(Charts and diagrams as code)
'''
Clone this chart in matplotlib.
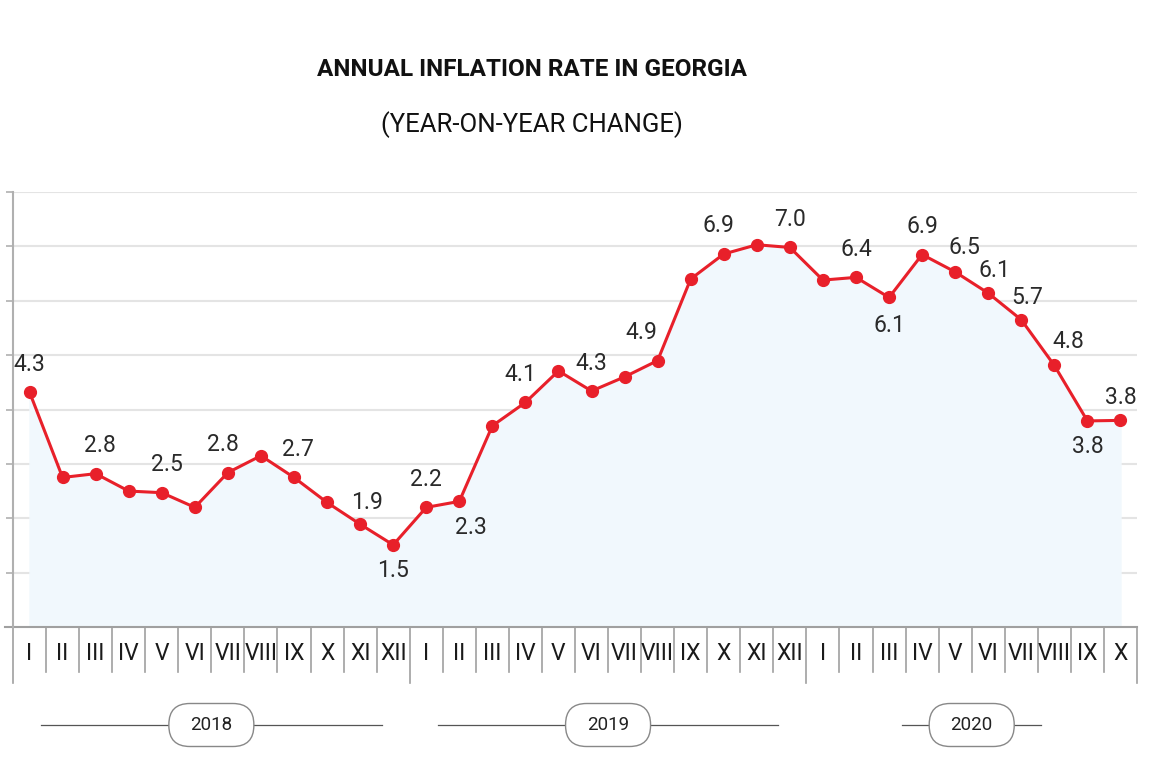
import numpy as np
import matplotlib.pyplot as plt
from matplotlib.patches import FancyBboxPatch

plt.rcParams['font.family'] = ['Roboto', 'DejaVu Sans']

# Datos: inflación anual (%), enero 2018 - octubre 2020
meses = ['I', 'II', 'III', 'IV', 'V', 'VI', 'VII', 'VIII', 'IX', 'X', 'XI', 'XII',
         'I', 'II', 'III', 'IV', 'V', 'VI', 'VII', 'VIII', 'IX', 'X', 'XI', 'XII',
         'I', 'II', 'III', 'IV', 'V', 'VI', 'VII', 'VIII', 'IX', 'X']
inflacion = [4.32, 2.75, 2.82, 2.50, 2.47, 2.20, 2.84, 3.15, 2.75, 2.29, 1.89, 1.51,
             2.20, 2.31, 3.70, 4.13, 4.71, 4.34, 4.60, 4.90, 6.40, 6.86, 7.03, 6.98,
             6.38, 6.43, 6.06, 6.85, 6.53, 6.14, 5.65, 4.81, 3.79, 3.80]
# etiquetas mostradas: indice -> (texto, arriba/abajo)
etiquetas = {0: ('4.3', 1), 2: ('2.8', 1), 4: ('2.5', 1), 6: ('2.8', 1), 8: ('2.7', 1),
             10: ('1.9', 1), 11: ('1.5', -1), 12: ('2.2', 1), 13: ('2.3', -1),
             15: ('4.1', 1), 17: ('4.3', 1), 19: ('4.9', 1), 21: ('6.9', 1),
             23: ('7.0', 1), 25: ('6.4', 1), 26: ('6.1', -1), 27: ('6.9', 1),
             28: ('6.5', 1), 29: ('6.1', 1), 30: ('5.7', 1), 31: ('4.8', 1),
             32: ('3.8', -1), 33: ('3.8', 1)}
anios = ['2018', '2019', '2020']
centro_anio = [5.5, 17.5, 28.5]
media_linea = [5.15, 5.15, 2.1]

# ajustes finos de posicion de etiquetas (pixeles)
desplaz = {2: (4, 0), 4: (5, 0), 6: (-5, 0), 8: (4, 0), 10: (7, -6), 13: (12, 0),
           15: (-5, 0), 19: (-16, 0), 21: (-5, 0), 26: (0, -2), 28: (9, -4), 29: (6, -5),
           30: (6, -6), 31: (14, -4), 33: (0, -5)}

rojo = '#e8202a'
gris = '#a0a0a0'

fig = plt.figure(figsize=(11.49, 7.66), dpi=100)
ax = fig.add_axes([13 / 1149, 1 - 627 / 766, 1124 / 1149, 435 / 766])

x = np.arange(len(inflacion))
ax.set_xlim(-0.5, len(inflacion) - 0.5)
ax.set_ylim(0, 8)

for v in range(1, 9):
    ax.axhline(v, color='#e4e4e4', lw=1.5, zorder=0)

ax.fill_between(x, inflacion, 0, color='#f1f8fd', zorder=1)
ax.plot(x, inflacion, color=rojo, lw=2.2, marker='o', markersize=8.5, zorder=3)

for i, (txt, lado) in etiquetas.items():
    dx, dy = desplaz.get(i, (0, 0))
    base = 28 if lado > 0 else -26
    ax.annotate(txt, (x[i], inflacion[i]), xytext=(dx * 0.72, (base + dy) * 0.72),
                textcoords='offset points', ha='center', va='center',
                fontsize=16.5, color='#2a2a2a', zorder=4)

# ejes
for s in ['top', 'right', 'bottom']:
    ax.spines[s].set_visible(False)
ax.spines['left'].set_color('#b0b0b0')
ax.spines['left'].set_linewidth(1.5)
ax.set_yticks(range(0, 9))
ax.set_yticklabels([])
ax.tick_params(axis='y', length=5, width=1.2, color='#b0b0b0')
ax.set_xticks([])

tr = ax.get_xaxis_transform()
ax.plot([-0.74, len(inflacion) - 0.5], [0, 0], color=gris, lw=1.5, transform=tr, clip_on=False)
for k in range(len(inflacion) + 1):
    largo = -0.129 if k % 12 == 0 or k == len(inflacion) else -0.103
    ax.plot([k - 0.5, k - 0.5], [0, largo], color=gris, lw=1.2, transform=tr, clip_on=False)
for i, m in enumerate(meses):
    ax.text(i, -0.06, m, transform=tr, ha='center', va='center', fontsize=16.5, color='#1a1a1a')

# años con caja redondeada
fig.canvas.draw()
for anio, c, h in zip(anios, centro_anio, media_linea):
    xc = ax.transData.transform((c, 0))[0] / fig.dpi
    yc = (766 - 725) / 100
    x0 = ax.transData.transform((c - h, 0))[0] / fig.dpi
    x1 = ax.transData.transform((c + h, 0))[0] / fig.dpi
    fig.add_artist(plt.Line2D([x0, x1], [yc, yc], color='#555555', lw=0.9,
                              transform=fig.dpi_scale_trans))
    caja = FancyBboxPatch((xc - 0.425, yc - 0.215), 0.85, 0.43,
                          boxstyle='round,pad=0,rounding_size=0.21',
                          fc='white', ec='#888888', lw=1.0,
                          transform=fig.dpi_scale_trans, zorder=5)
    fig.add_artist(caja)
    fig.text(xc, yc, anio, transform=fig.dpi_scale_trans, ha='center', va='center',
             fontsize=13.5, color='#222222', zorder=6)

fig.text(532 / 1149, 1 - 69 / 766, 'ANNUAL INFLATION RATE IN GEORGIA', ha='center', va='center',
         fontsize=17.5, fontweight='bold', color='#111111')
fig.text(532 / 1149, 1 - 125 / 766, '(YEAR-ON-YEAR CHANGE)', ha='center', va='center',
         fontsize=18.5, color='#111111')

plt.savefig('out.png', dpi=100)
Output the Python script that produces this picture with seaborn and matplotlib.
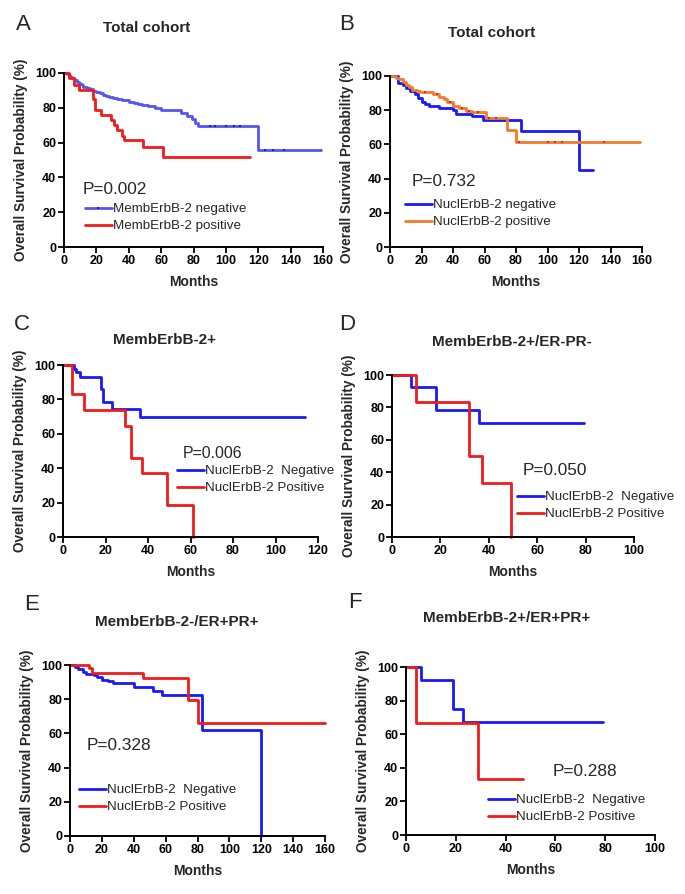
import matplotlib
matplotlib.use("Agg")
import matplotlib.pyplot as plt
from matplotlib.lines import Line2D
import numpy as np
import pandas as pd
import seaborn as sns

sns.set_theme(style="ticks")
plt.rcParams["font.family"] = ["Liberation Sans", "DejaVu Sans"]

W, H = 685, 894

# ---- data (months, survival %) ----
# A: total cohort, membrane ErbB-2
a_neg_t = [0, 2, 3, 4, 5, 6, 7, 8, 9, 10, 11, 12, 14, 16, 18, 20, 22, 24, 26, 28, 30, 33, 36,
           40, 43, 46, 48, 52, 56, 60, 72, 76, 79, 81, 83, 120, 159]
a_neg_s = [100, 99.3, 98.6, 97.9, 97.2, 96.5, 95.8, 95, 94.3, 93.6, 92.9, 92.2, 91.4, 90.6, 89.8,
           89, 88.3, 87.6, 86.9, 86.2, 85.6, 85, 84.4, 83.6, 82.8, 82, 81.4, 80.8, 80, 79, 77,
           75.5, 73.5, 71.5, 69.3, 55.5, 55.5]
a_neg_cens_t = [90, 93, 100, 105, 109, 124, 129, 136]
a_neg_cens_s = [69.3, 69.3, 69.3, 69.3, 69.3, 55.5, 55.5, 55.5]
a_pos_t = [0, 3, 6, 9, 18, 19, 23, 29, 31, 33, 36, 37, 49, 61, 115]
a_pos_s = [100, 97, 93, 90, 85, 79, 76, 73, 70, 67, 64, 61.5, 57.5, 52, 52]

# B: total cohort, nuclear ErbB-2
b_neg_t = [0, 5, 8, 10, 13, 16, 18, 20, 22, 25, 31, 40, 42, 52, 59, 83, 120, 129]
b_neg_s = [100, 96, 94.5, 93, 91.4, 89.5, 87, 85, 83.5, 82.5, 81.5, 80, 77.5, 76.5, 74.5, 68, 45.2, 45.2]
b_pos_t = [0, 4, 6, 8, 10, 12, 14, 17, 19, 27, 31, 34, 36, 40, 44, 48, 52, 61, 74, 80, 159]
b_pos_s = [100, 99, 98, 96.5, 94.8, 93.5, 92, 91.2, 90.6, 89.5, 88, 86.5, 85, 82.5, 81, 79.8, 79,
           75.5, 68.4, 61.6, 61.6]
b_pos_cens_t = [22, 30, 38, 46, 50, 56, 63, 67, 82, 100, 105, 109, 136]
b_pos_cens_s = [90.6, 89.5, 85, 81, 79.8, 79, 75.5, 75.5, 61.6, 61.6, 61.6, 61.6, 61.6]

# C: MembErbB-2+
c_neg_t = [0, 5, 6, 8, 18, 19, 23, 36, 114]
c_neg_s = [100, 97.5, 96, 93, 86, 78.5, 74.5, 70, 70]
c_pos_t = [0, 4, 10, 29, 32, 37, 49, 61]
c_pos_s = [100, 83.3, 74, 64.5, 46, 37, 18.5, 0]

# D: MembErbB-2+/ER-PR-
d_neg_t = [0, 8, 18, 36, 79.5]
d_neg_s = [100, 92.8, 78.5, 70.5, 70.5]
d_pos_t = [0, 10, 32, 37, 49]
d_pos_s = [100, 83.3, 50, 33.3, 0]

# E: MembErbB-2-/ER+PR+
e_neg_t = [0, 3, 5, 8, 10, 15, 17, 20, 24, 27, 40, 52, 58, 83, 120]
e_neg_s = [100, 99, 97.5, 96, 95, 94, 93, 91.5, 90.5, 89.5, 87, 85, 82.5, 62, 0]
e_pos_t = [0, 12, 14, 46, 74, 80, 160]
e_pos_s = [100, 98, 95.5, 92.5, 79.5, 66, 66]

# F: MembErbB-2+/ER+PR+
f_neg_t = [0, 6, 19, 23, 79]
f_neg_s = [100, 92.3, 75, 67, 67]
f_pos_t = [0, 4, 29, 47]
f_pos_s = [100, 66.7, 33.3, 33.3]

BLUE = "#1a1af5"
LIGHT_BLUE = "#5555f0"
RED = "#ee1c1c"
ORANGE = "#f27b2a"


def fig_rect(l, r, t, b):
    return [l / W, 1 - b / H, (r - l) / W, (b - t) / H]


def km_panel(fig, rect, curves, xmax, xstep, letter, letter_xy, title, title_xy,
             ptext, p_xy, labels, colors, leg_xy, censors=(), leg_marker=None,
             p_size=12.4):
    ax = fig.add_axes(fig_rect(*rect))
    frames = []
    for name, t, s in curves:
        frames.append(pd.DataFrame({"months": t, "surv": s, "group": name}))
    df = pd.concat(frames, ignore_index=True)
    names = [c[0] for c in curves]
    sns.lineplot(data=df, x="months", y="surv", hue="group",
                 palette=dict(zip(names, colors)), hue_order=names,
                 estimator=None, sort=False, drawstyle="steps-post",
                 linewidth=2.0, clip_on=False, legend=False, ax=ax)
    for ct, cs, ccol in censors:
        sns.scatterplot(x=ct, y=cs, color=ccol, marker="s", s=4, linewidth=0,
                        clip_on=False, zorder=5, legend=False, ax=ax)

    ax.set_xlim(0, xmax)
    ax.set_ylim(0, 100)
    ax.set_xticks(np.arange(0, xmax + 1, xstep))
    ax.set_yticks(np.arange(0, 101, 20))
    sns.despine(ax=ax)
    for sp in ("left", "bottom"):
        ax.spines[sp].set_linewidth(1.4)
        ax.spines[sp].set_color("black")
    ax.tick_params(width=1.3, length=4, direction="out", pad=1.5,
                   labelsize=9, colors="black")
    for lab in ax.get_xticklabels() + ax.get_yticklabels():
        lab.set_fontweight("bold")
    ax.set_xlabel("Months", fontsize=10, fontweight="bold", labelpad=6)
    ax.set_ylabel("Overall Survival Probability (%)", fontsize=9.8,
                  fontweight="bold", labelpad=5)

    fig.text(letter_xy[0] / W, 1 - letter_xy[1] / H, letter, fontsize=16,
             ha="center", va="center")
    fig.text(title_xy[0] / W, 1 - title_xy[1] / H, title, fontsize=11,
             fontweight="bold", ha="center", va="center")
    fig.text(p_xy[0] / W, 1 - p_xy[1] / H, ptext, fontsize=p_size, ha="left",
             va="center")

    handles = []
    for i, col in enumerate(colors):
        if i == 0 and leg_marker:
            handles.append(Line2D([], [], color=col, linewidth=2.0, marker="s",
                                  markersize=1.8, markerfacecolor=leg_marker,
                                  markeredgewidth=0, markevery=[1]))
        else:
            handles.append(Line2D([], [], color=col, linewidth=2.0))
    ax.legend(handles, labels, loc="upper left",
              bbox_to_anchor=(leg_xy[0] / W, 1 - leg_xy[1] / H),
              bbox_transform=fig.transFigure, frameon=False, fontsize=9.6,
              handlelength=2.0, handletextpad=0.12, labelspacing=0.35,
              borderpad=0, borderaxespad=0)
    return ax


fig = plt.figure(figsize=(W / 100, H / 100), dpi=100)

km_panel(fig, (64, 323, 73, 247),
         [("neg", a_neg_t, a_neg_s), ("pos", a_pos_t, a_pos_s)], 160, 20,
         "A", (23, 25), "Total cohort", (147, 28), "P=0.002", (83, 189),
         ["MembErbB-2 negative", "MembErbB-2 positive"], [LIGHT_BLUE, RED],
         (85, 203), censors=[(a_neg_cens_t, a_neg_cens_s, "#2020a0")],
         leg_marker="#2020a0")

km_panel(fig, (390, 642, 76, 247),
         [("neg", b_neg_t, b_neg_s), ("pos", b_pos_t, b_pos_s)], 160, 20,
         "B", (347, 25), "Total cohort", (492, 33), "P=0.732", (412, 182),
         ["NuclErbB-2 negative", "NuclErbB-2 positive"], [BLUE, ORANGE],
         (405, 199), censors=[(b_pos_cens_t, b_pos_cens_s, RED)])

km_panel(fig, (63, 318, 365, 537),
         [("neg", c_neg_t, c_neg_s), ("pos", c_pos_t, c_pos_s)], 120, 20,
         "C", (22, 325), "MembErbB-2+", (165, 340), "P=0.006", (183, 453),
         ["NuclErbB-2  Negative", "NuclErbB-2 Positive"], [BLUE, RED],
         (177, 465), p_size=11.4)

km_panel(fig, (392, 634, 375, 537),
         [("neg", d_neg_t, d_neg_s), ("pos", d_pos_t, d_pos_s)], 100, 20,
         "D", (347, 325), "MembErbB-2+/ER-PR-", (512, 342), "P=0.050", (523, 471),
         ["NuclErbB-2  Negative", "NuclErbB-2 Positive"], [BLUE, RED],
         (517, 491))

km_panel(fig, (70, 325, 665, 836),
         [("neg", e_neg_t, e_neg_s), ("pos", e_pos_t, e_pos_s)], 160, 20,
         "E", (32, 605), "MembErbB-2-/ER+PR+", (177, 622), "P=0.328", (87, 745),
         ["NuclErbB-2  Negative", "NuclErbB-2 Positive"], [BLUE, RED],
         (79, 784))

km_panel(fig, (406, 655, 667, 835),
         [("neg", f_neg_t, f_neg_s), ("pos", f_pos_t, f_pos_s)], 100, 20,
         "F", (355, 603), "MembErbB-2+/ER+PR+", (507, 618), "P=0.288", (553, 772),
         ["NuclErbB-2  Negative", "NuclErbB-2 Positive"], [BLUE, RED],
         (488, 794))

fig.savefig("out.png", dpi=100, facecolor="white")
'''
Requirement: Read the entries and select each line where the word "seaborn" is found.

Result:
Output the Python script that produces this picture with seaborn and matplotlib.
import seaborn as sns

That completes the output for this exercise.